## Task directions
Find every line with the word "that" and give their count, nothing else.

Source code of charts
- - - - -

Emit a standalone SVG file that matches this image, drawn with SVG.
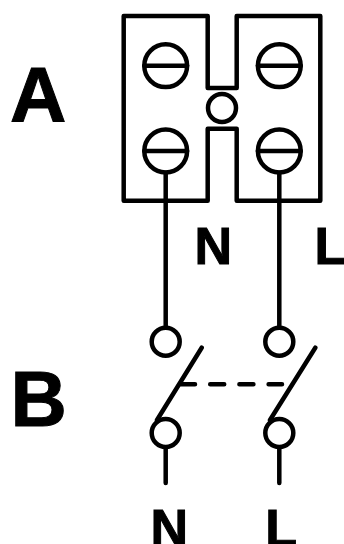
<svg xmlns="http://www.w3.org/2000/svg" width="344" height="544" viewBox="0 0 344 544">
<style>
.l{fill:none;stroke:#000;stroke-width:4.5;stroke-linecap:round;stroke-linejoin:round}
.big{font:bold 78px "Liberation Sans",Arial,sans-serif;fill:#000;stroke:#000;stroke-width:1}
.lab{font:bold 52px "Liberation Sans",Arial,sans-serif;fill:#000;stroke:#000;stroke-width:1}
</style>
<rect width="344" height="544" fill="#fff"/>
<g id="terminal-block">
<path class="l" d="M207.7 88V16H123.7V200.7H207.7V128.7H236.7V200.7H320.3V16H236.7V88Z"/>
<circle class="l" cx="222" cy="108" r="14"/>
</g>
<g id="screw-tl"><circle class="l" cx="165.7" cy="65.7" r="21.4"/><path class="l" d="M144.3 65.7H187.1"/></g>
<g id="screw-tr"><circle class="l" cx="279.3" cy="65.7" r="21.4"/><path class="l" d="M257.9 65.7H300.7"/></g>
<g id="screw-bl"><circle class="l" cx="165.7" cy="151" r="21.4"/><path class="l" d="M144.3 151H187.1"/></g>
<g id="screw-br"><circle class="l" cx="279.3" cy="151" r="21.4"/><path class="l" d="M257.9 151H300.7"/></g>
<g id="connectors">
<path class="l" d="M165.7 172.7V327M279.3 172.7V327"/>
<path class="l" d="M165.7 448V483M279.3 448V483"/>
<path class="l" d="M157 420L201.7 347.7M270 420L315.3 347.7"/>
<path class="l" style="stroke-width:4.5;stroke-dasharray:14 15.2" d="M181 384.3H282"/>
</g>
<g id="switch-nodes">
<circle class="l" cx="165.7" cy="341.7" r="14"/>
<circle class="l" cx="279.3" cy="341.7" r="14"/>
<circle class="l" cx="165.7" cy="433" r="14"/>
<circle class="l" cx="279.3" cy="433" r="14"/>
</g>
<g id="labels">
<text class="big" x="10" y="122">A</text>
<text class="big" x="10.5" y="426.2">B</text>
<text class="lab" x="194.6" y="263.5">N</text>
<text class="lab" x="314.6" y="263.5">L</text>
<text class="lab" x="150.6" y="546">N</text>
<text class="lab" x="265.3" y="546">L</text>
</g>
</svg>
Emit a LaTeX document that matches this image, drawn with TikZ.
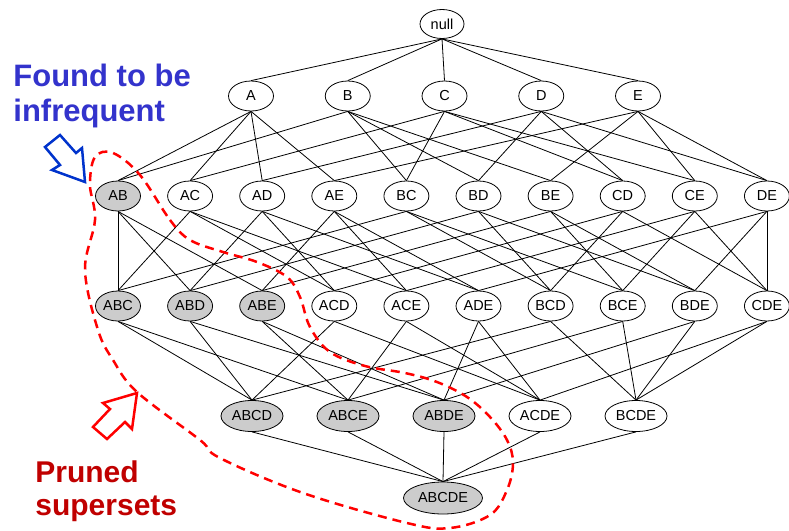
\documentclass[tikz,border=0pt]{standalone}
\usepackage{fontspec}
\setmainfont{Liberation Sans}
\usetikzlibrary{shapes.geometric}
\definecolor{foundblue}{RGB}{51,51,204}
\definecolor{arrowblue}{RGB}{0,51,204}
\definecolor{prunedred}{RGB}{192,0,0}

\begin{document}
\begin{tikzpicture}[x=1pt, y=-1pt, line width=0.8pt,
  item/.style={ellipse, draw, inner sep=0pt, minimum width=45pt, minimum height=30pt, font=\fontsize{14.5}{17}\selectfont},
  wide/.style={item, minimum width=62pt, minimum height=31pt},
  note/.style={anchor=north west, inner sep=0pt, align=left, font=\bfseries\fontsize{31}{35}\selectfont}]
\useasboundingbox (0,0) rectangle (789,530);
% lattice levels
\node[item, minimum width=44pt, minimum height=29pt] (null) at (442,24) {null};
\foreach \s [count=\i from 0] in {A,B,C,D,E}
  \node[item] (\s) at (251+96.75*\i,96) {\s};
\foreach \s/\f [count=\i from 0] in {AB/gray!40,AC/white,AD/white,AE/white,BC/white,BD/white,BE/white,CD/white,CE/white,DE/white}
  \node[item, fill=\f] (\s) at (118+72.1*\i,196) {\s};
\foreach \s/\f [count=\i from 0] in {ABC/gray!40,ABD/gray!40,ABE/gray!40,ACD/white,ACE/white,ADE/white,BCD/white,BCE/white,BDE/white,CDE/white}
  \node[item, fill=\f] (\s) at (118+72.1*\i,306) {\s};
\foreach \s/\f [count=\i from 0] in {ABCD/gray!40,ABCE/gray!40,ABDE/gray!40,ACDE/white,BCDE/white}
  \node[wide, fill=\f] (\s) at (252+96*\i,416) {\s};
\node[wide, minimum width=79pt, minimum height=32pt, fill=gray!40] (ABCDE) at (443,498) {ABCDE};
% subset links
\foreach \p/\cs in {null/{A,B,C,D,E},
    A/{AB,AC,AD,AE}, B/{AB,BC,BD,BE}, C/{AC,BC,CD,CE}, D/{AD,BD,CD,DE}, E/{AE,BE,CE,DE},
    AB/{ABC,ABD,ABE}, AC/{ABC,ACD,ACE}, AD/{ABD,ACD,ADE}, AE/{ABE,ACE,ADE}, BC/{ABC,BCD,BCE},
    BD/{ABD,BCD,BDE}, BE/{ABE,BCE,BDE}, CD/{ACD,BCD,CDE}, CE/{ACE,BCE,CDE}, DE/{ADE,BDE,CDE},
    ABC/{ABCD,ABCE}, ABD/{ABCD,ABDE}, ABE/{ABCE,ABDE}, ACD/{ABCD,ACDE}, ACE/{ABCE,ACDE},
    ADE/{ABDE,ACDE}, BCD/{ABCD,BCDE}, BCE/{ABCE,BCDE}, BDE/{ABDE,BCDE}, CDE/{ACDE,BCDE},
    ABCD/{ABCDE}, ABCE/{ABCDE}, ABDE/{ABCDE}, ACDE/{ABCDE}, BCDE/{ABCDE}}
  \foreach \c in \cs
    \draw (\p.south) -- (\c.north);
% pruned region
\draw[red, line width=2.5pt, dash pattern=on 9pt off 6pt] plot[smooth cycle, tension=0.6] coordinates {
  (140,175) (170,220) (190,240) (223,252) (257,262) (287,277) (300,297) (310,327) (330,352)
  (365,366) (405,373) (437,382) (467,397) (490,417) (507,440) (513,463) (507,490) (490,515)
  (450,528) (407,523) (303,493) (220,458) (200,440) (137,392) (113,360) (98,330) (85,270)
  (95,220) (90,185) (95,157) (113,153)};
% block arrows
\draw[arrowblue, line width=2.5pt, line join=miter] (45,147) -- (60,135) -- (76,153) -- (82,148)
  -- (85,182) -- (52,170) -- (60,165) -- cycle;
\draw[red, line width=2.5pt, line join=miter] (137,393) -- (103,403) -- (110,409) -- (93,427)
  -- (107,439) -- (125,422) -- (132,429) -- cycle;
% notes
\node[note, text=foundblue] (found) at (13,64) {Found to be\\infrequent};
\node[note, text=prunedred, font=\bfseries\fontsize{30}{33.5}\selectfont] (pruned) at (35,460) {Pruned\\supersets};
\end{tikzpicture}
\end{document}
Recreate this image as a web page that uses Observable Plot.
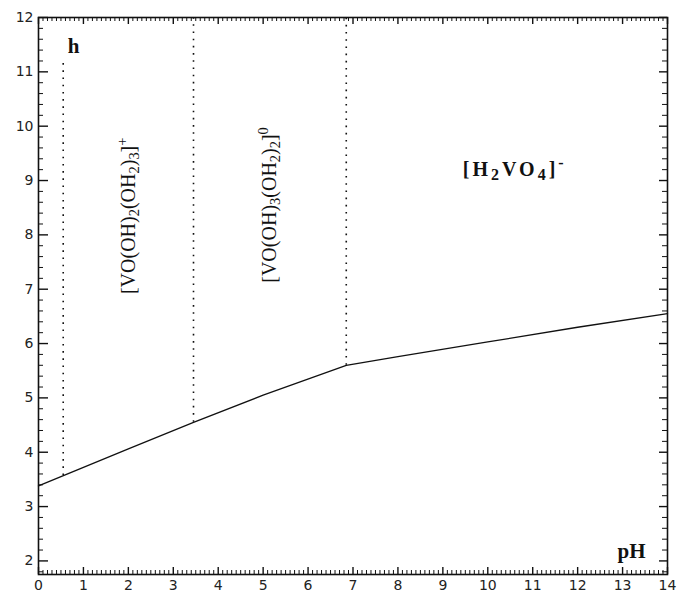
<!DOCTYPE html>
<html><head><meta charset="utf-8">
<script src="https://cdn.jsdelivr.net/npm/d3@7"></script>
<script src="https://cdn.jsdelivr.net/npm/@observablehq/plot@0.6"></script>
<style>body{margin:0;background:#fff}</style>
</head><body><div id="chart"></div>
<script>
// boundary curve h(pH)
const pH = [0, 1, 2, 3.45, 5, 6.85, 8, 10, 12, 14];
const hVal = [3.38, 3.72, 4.06, 4.55, 5.05, 5.6, 5.76, 6.03, 6.3, 6.55];
// dotted vertical boundaries
const divX = [0.55, 3.45, 6.85];
const divTop = [11.2, 12, 12];
const divBottom = [3.57, 4.55, 5.6];
// species labels
const speciesText = ["[VO(OH)_2(OH_2)_3]^+", "[VO(OH)_3(OH_2)_2]^0", "[H_2VO_4]^-"];
const speciesX = [2.0, 5.15, 10.6];
const speciesY = [8.35, 8.55, 9.2];
const speciesRotate = [-90, -90, 0];
// axis titles
const axisText = ["h", "pH"];
const axisX = [0.78, 13.2];
const axisY = [11.47, 2.17];
// ticks
const xMajor = d3.range(0, 15, 1);
const xMinor = d3.range(0, 140.5, 1).map(d => d / 10).filter(d => Math.abs(d - Math.round(d)) > 1e-6);
const yMajor = d3.range(2, 13, 1);
const yMinor = d3.range(9, 60.5, 1).map(d => d / 5).filter(d => Math.abs(d - Math.round(d)) > 1e-6);

const curve = pH.map((x, i) => ({x, y: hVal[i]}));
const divs = divX.map((x, i) => ({x, y1: divBottom[i], y2: divTop[i]}));
const species = speciesText.map((t, i) => ({t, x: speciesX[i], y: speciesY[i], r: speciesRotate[i]}));
const titles = axisText.map((t, i) => ({t, x: axisX[i], y: axisY[i]}));

const W = 681, H = 594, mL = 38, mR = 14, mT = 17, mB = 20;
const plotW = W - mL - mR, plotH = H - mT - mB;
const ink = "#111";
// inward tick marks as short rules (pixel length via insets)
const tickBottom = (t, len, sw) => Plot.ruleX(t, {x: d => d, insetTop: plotH - len, stroke: ink, strokeWidth: sw});
const tickTop = (t, len, sw) => Plot.ruleX(t, {x: d => d, insetBottom: plotH - len, stroke: ink, strokeWidth: sw});
const tickLeft = (t, len, sw) => Plot.ruleY(t, {y: d => d, insetRight: plotW - len, stroke: ink, strokeWidth: sw});
const tickRight = (t, len, sw) => Plot.ruleY(t, {y: d => d, insetLeft: plotW - len, stroke: ink, strokeWidth: sw});

const chart = Plot.plot({
  width: W, height: H,
  marginLeft: mL, marginRight: mR, marginTop: mT, marginBottom: mB,
  x: {domain: [0, 14]},
  y: {domain: [1.75, 12]},
  style: {fontFamily: "DejaVu Sans", fontSize: "14px", color: ink, background: "#fff"},
  marks: [
    Plot.axisX(xMajor, {anchor: "bottom", tickSize: 0, tickPadding: 6, tickFormat: d => String(d), label: null, fill: "#222", fontSize: 14}),
    Plot.axisY(yMajor, {anchor: "left", tickSize: 0, tickPadding: 5, tickFormat: d => String(d), label: null, fill: "#222", fontSize: 14}),
    tickBottom(xMajor, 7, 1.4),
    tickBottom(xMinor, 4, 1),
    tickTop(xMajor, 7, 1.4),
    tickTop(xMinor, 4, 1),
    tickLeft(yMajor, 10, 1.4),
    tickLeft(yMinor, 5, 1),
    tickRight(yMajor, 8, 1.4),
    tickRight(yMinor, 5, 1),
    Plot.frame({stroke: ink, strokeWidth: 1.6}),
    Plot.ruleX(divs, {x: "x", y1: "y1", y2: "y2", stroke: ink, strokeWidth: 1.6, strokeDasharray: "1.6,5.6"}),
    Plot.line(curve, {x: "x", y: "y", stroke: ink, strokeWidth: 1.3}),
    Plot.text(species.filter(d => d.r !== 0), {x: "x", y: "y", text: "t", rotate: -90, fontFamily: "Liberation Serif", fontSize: 20, fill: ink, textAnchor: "middle", lineAnchor: "middle"}),
    Plot.text(species.filter(d => d.r === 0), {x: "x", y: "y", text: "t", fontFamily: "Liberation Serif", fontWeight: "bold", fontSize: 20, fill: ink, textAnchor: "middle", lineAnchor: "middle"}),
    Plot.text(titles, {x: "x", y: "y", text: "t", fontFamily: "Liberation Serif", fontWeight: "bold", fontSize: 21, fill: ink, textAnchor: "middle", lineAnchor: "middle"})
  ]
});
document.getElementById("chart").appendChild(chart);

// render _x as subscript and ^x as superscript with real tspans
d3.select(chart).selectAll("text").each(function() {
  const s = this.textContent;
  if (!/[_^]/.test(s)) return;
  const el = d3.select(this);
  const wide = s.startsWith("[H");
  if (wide) el.attr("letter-spacing", "3px");
  el.text("");
  let shift = 0;
  for (let i = 0; i < s.length; i++) {
    const c = s[i];
    if ((c === "_" || c === "^") && i + 1 < s.length) {
      const target = c === "_" ? 4 : -8;
      el.append("tspan").attr("dy", target - shift).attr("font-size", wide ? "0.8em" : "0.72em").text(s[i + 1]);
      shift = target;
      i++;
    } else {
      el.append("tspan").attr("dy", -shift).text(c);
      shift = 0;
    }
  }
});
</script>
</body></html>
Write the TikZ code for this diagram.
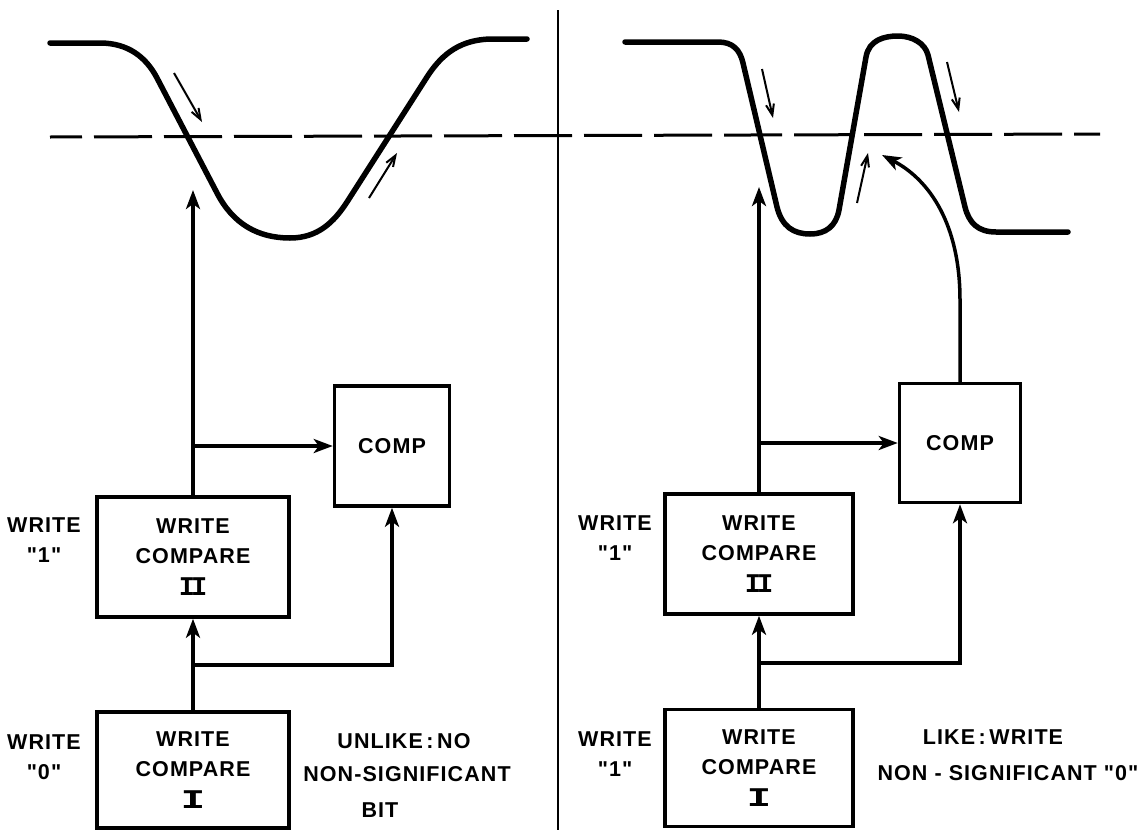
\documentclass[tikz,border=0pt]{standalone}
\usepackage{fontspec}
\setmainfont{Liberation Sans}[LetterSpace=5, Ligatures=TeXOff]
\newfontfamily\numfont{Liberation Mono}
\usetikzlibrary{arrows.meta}
\newcommand{\rnI}{{\numfont\bfseries\fontsize{27}{27}\selectfont\scalebox{1.5}[1]{I}}}
\newcommand{\rnII}{{\numfont\bfseries\fontsize{27}{27}\selectfont I\kern-4pt I}}
\begin{document}
\begin{tikzpicture}[x=1pt,y=-1pt,
  lettering/.style={font=\bfseries\fontsize{21.5}{30}\selectfont, align=center, inner sep=0pt},
  blk/.style={draw, line width=3.5pt, lettering},
  wire/.style={line width=3.5pt},
  arr/.style={wire, -{Stealth[length=19pt,width=14pt,inset=5pt]}},
  wave/.style={line width=5.5pt, line cap=round, line join=round},
  flow/.style={line width=2pt, -{Straight Barb[length=11pt,width=8pt]}},
  level/.style={line width=3pt, dash pattern=on 58pt off 12pt, dash phase=26pt},
  divider/.style={line width=2.2pt}]
\useasboundingbox (0,0) rectangle (1144,830);

% divider and threshold
\coordinate (dTop) at (558,10);
\coordinate (dBot) at (558,830);
\draw[divider] (dTop) -- (dBot);
\coordinate (thL) at (50,137);
\coordinate (thR) at (1100,134);
\draw[level] (thL) -- (thR);

% ---------------- left panel ----------------
\draw[wave] (50,43) -- (100,43) .. controls (128,43) and (146,57) .. (157,78)
  -- (217,193) .. controls (233,224) and (258,238) .. (290,238)
  .. controls (318,238) and (334,222) .. (347,202)
  -- (427,77) .. controls (443,52) and (462,40) .. (490,39) -- (527,39);
\coordinate (fa1) at (174,73);  \coordinate (fb1) at (202,122);
\draw[flow] (fa1) -- (fb1);
\coordinate (fa2) at (369,198); \coordinate (fb2) at (397,153);
\draw[flow] (fa2) -- (fb2);

\node[blk, minimum width=192pt, minimum height=120pt] (wc2L) at (193,557)
  {WRITE\\COMPARE\\[2pt]\rnII};
\node[blk, minimum width=192pt, minimum height=116pt] (wc1L) at (193,770)
  {WRITE\\COMPARE\\[2pt]\rnI};
\node[blk, minimum width=115pt, minimum height=120pt] (compL) at (392,446) {COMP};
\node[lettering] (lab2L) at (44,540) {WRITE\\"1"};
\node[lettering] (lab1L) at (44,757) {WRITE\\"0"};
\node[lettering] (nL1) at (404,741) {UNLIKE\,:\,NO};
\node[lettering] (nL2) at (407,774) {NON-SIGNIFICANT};
\node[lettering] (nL3) at (380,810) {BIT};

\coordinate (tipL) at (193,190);
\coordinate (bL) at (193,446);
\coordinate (jL) at (193,665);
\draw[arr] (wc2L.north) -- (tipL);
\draw[arr] (bL) -- (compL.west);
\draw[arr] (wc1L.north) -- (wc2L.south);
\draw[arr] (jL) -| (compL.south);

% ---------------- right panel ----------------
\draw[wave] (625,42) -- (718,42) .. controls (733,42) and (740,50) .. (743,63)
  -- (777,207) .. controls (782,227) and (794,234) .. (810,234)
  .. controls (826,234) and (836,226) .. (839,210)
  -- (866,57) .. controls (869,40) and (884,36) .. (898,36)
  .. controls (912,36) and (925,43) .. (928,55)
  -- (965,207) .. controls (969,223) and (978,232) .. (996,232) -- (1068,232);
\coordinate (fa3) at (762,69);  \coordinate (fb3) at (773,118);
\draw[flow] (fa3) -- (fb3);
\coordinate (fa4) at (857,203); \coordinate (fb4) at (868,153);
\draw[flow] (fa4) -- (fb4);
\coordinate (fa5) at (947,62);  \coordinate (fb5) at (959,112);
\draw[flow] (fa5) -- (fb5);

\node[blk, minimum width=188pt, minimum height=120pt] (wc2R) at (759,554)
  {WRITE\\COMPARE\\[2pt]\rnII};
\node[blk, minimum width=188pt, minimum height=117pt] (wc1R) at (759,768)
  {WRITE\\COMPARE\\[2pt]\rnI};
\node[blk, minimum width=121pt, minimum height=119pt] (compR) at (960,443) {COMP};
\node[lettering] (lab2R) at (615,538) {WRITE\\"1"};
\node[lettering] (lab1R) at (615,754) {WRITE\\"1"};
\node[lettering] (nR1) at (993,737) {LIKE\,:\,WRITE};
\node[lettering] (nR2) at (1008,773) {NON - SIGNIFICANT "0"};

\coordinate (tipR) at (759,187);
\coordinate (bR) at (759,443);
\coordinate (jR) at (759,663);
\coordinate (tipC) at (882,155);
\draw[arr] (wc2R.north) -- (tipR);
\draw[arr] (bR) -- (compR.west);
\draw[arr] (wc1R.north) -- (wc2R.south);
\draw[arr] (jR) -| (compR.south);
\draw[arr] (compR.north) -- (960,300) .. controls (960,225) and (930,180) .. (tipC);
\end{tikzpicture}
\end{document}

- - - - -

## Right answer
3